Attribution modelling is the method used to measure the financial effectiveness of a communication channel and the impact this has on business goals.

What is attribution?

Attribution is essentially credit. Each PPC conversion on your website will follow directly from a specific set of targeting criteria.

Suppose your Adwords campaigns have been set up to drive sales of fancy candles for your business. Depending on your Adwords strategy, these could include:

  • [candles for sale online] – Generic search
  • Google Display Network ad – Remarketing
  • [{your brand name} candles] – Brand search

If your customer clicks on one of your Google search or Display Network ads and goes on to convert, providing your tracking is set up and working correctly, Adwords will attribute (or credit) this sale to a specific ad and keyword.

What attribution models do you have to choose from?

In Google Ads there are six attribution models to choose from:

  • Last click
  • Time decay
  • Linear
  • Position based
  • First click
  • Dana driven

Last click

The default model used when setting up a conversion in AdWords is Last Click. This model favours efficiency as you will be able to see the last touch point where the user converted.

Is it the right model to use? Probably not. This model significantly overvalues your branded terms and favours customer recycling.

Time decay

This model is based on exponential decay, assigning the majority of the credit to the last touch point and a lessened value to the earlier touch points.

More complex in that it uses an algorithm to delegate the credit to the correct touch points, looking at the channel closest to the conversion and working backwards.

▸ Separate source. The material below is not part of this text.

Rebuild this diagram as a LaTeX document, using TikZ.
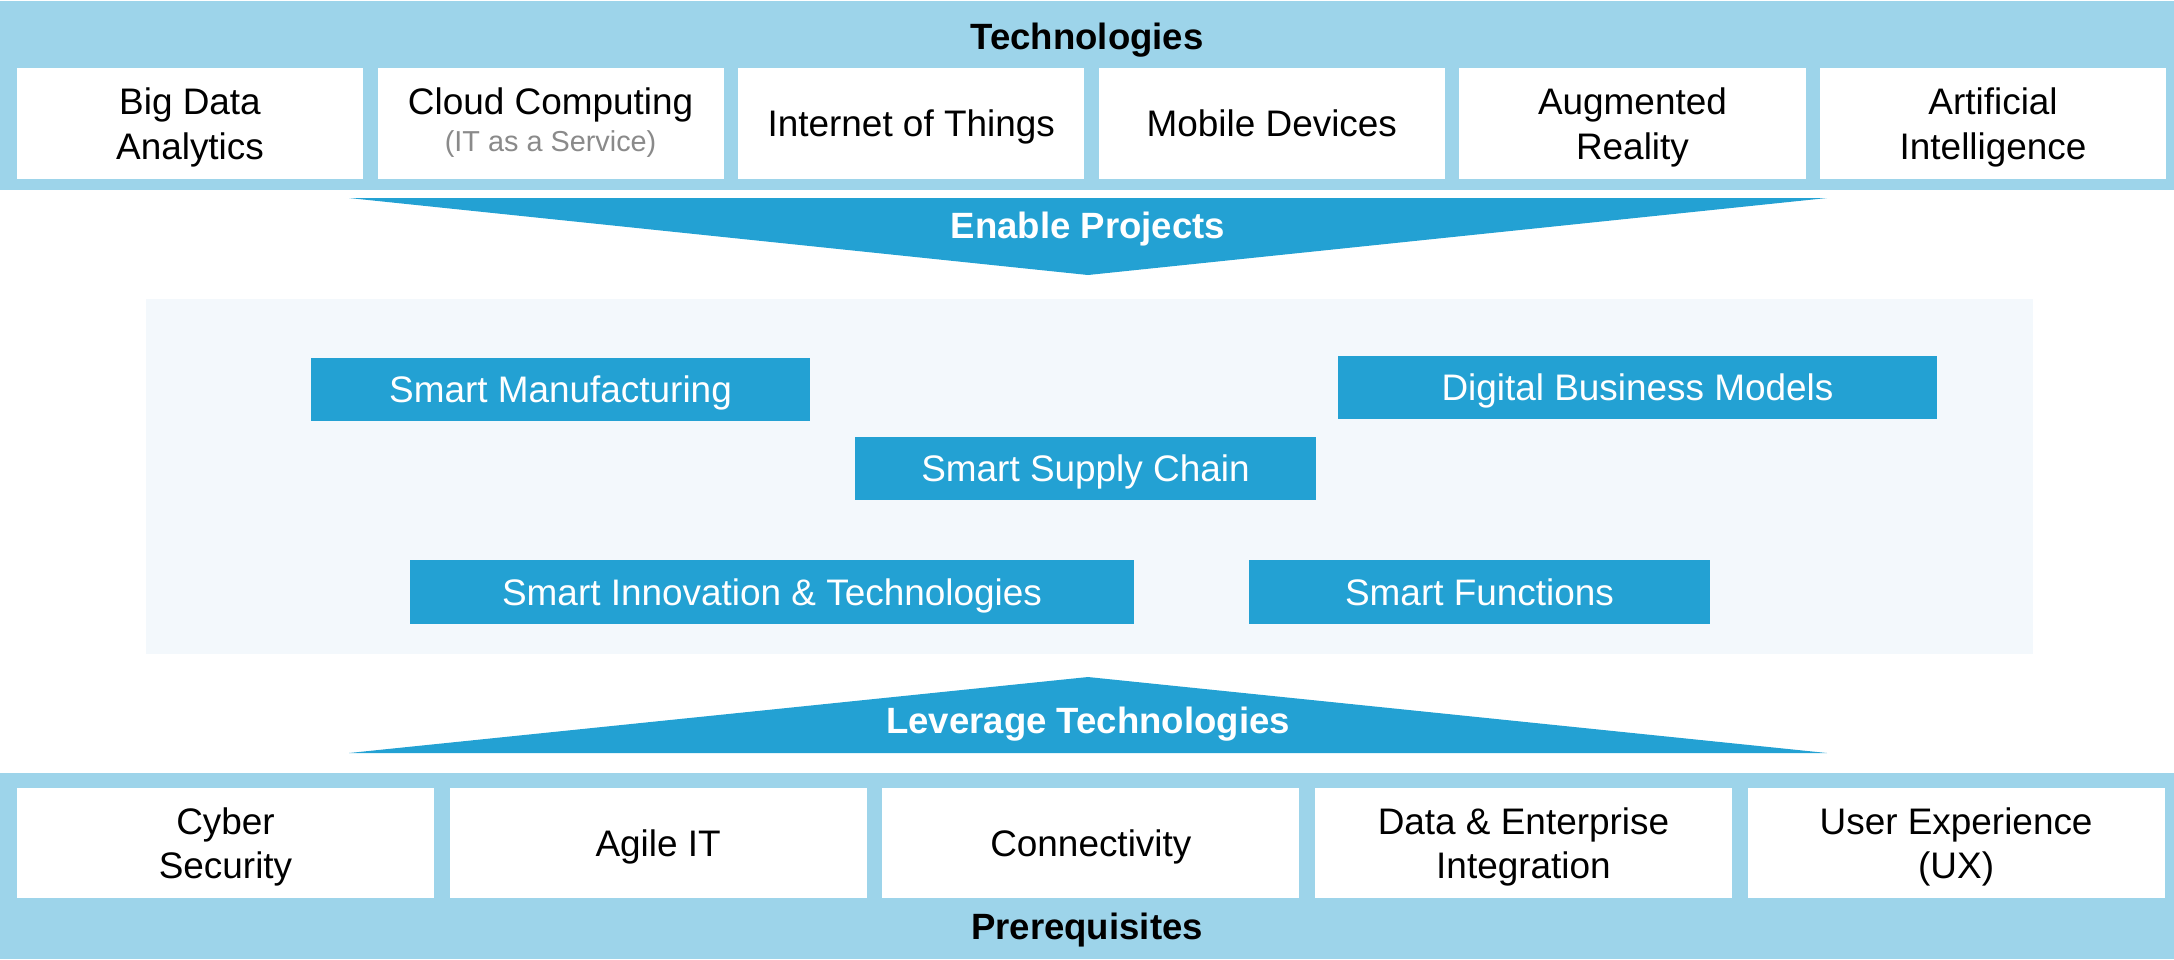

This model assumes that as the user gets closer and closer to converting, the importance of the channel will increase in line with the intent.


Linear modelling attributes credit to every touch point in the conversion path.

The benefit of this model is that every touch point is considered, so it creates a level playing field where you will be able to see where each and every keyword in your AdWords account attributed to a conversion.

Position based

This model combines the best of Linear and Time Decay, Position-Based Attribution attributes 40% to the first and last touch point and the addition 20% across every touch point in between.

Using this model will allow you to optimise your campaigns and keywords based on the most pivotal points in the conversion process.

First click

This model follows the same premise as Last Click; however, all of the credit is attributed to the First Click.

This model favours the first touch point and will assign 100% of the credit to the first click in the conversion, so if a new user searches for a term > clicks through on paid > returns directly > converts via a social ad – the credit will be attributed to the initial paid ad.

Data driven

This model is the holy grail of attribution models for AdWords, as it gives credit for conversions based on how people search for your business and decide to become your customers.

This model differs to all of the above as it uses your conversion data to calculate the actual contribution of each keyword across the conversion path, making the model completely different for each advertiser.

Short conclusion

While these models might seem a bit confusing, they’re well worth exploring. You may end up with a more accurate picture of which ads are driving your conversions.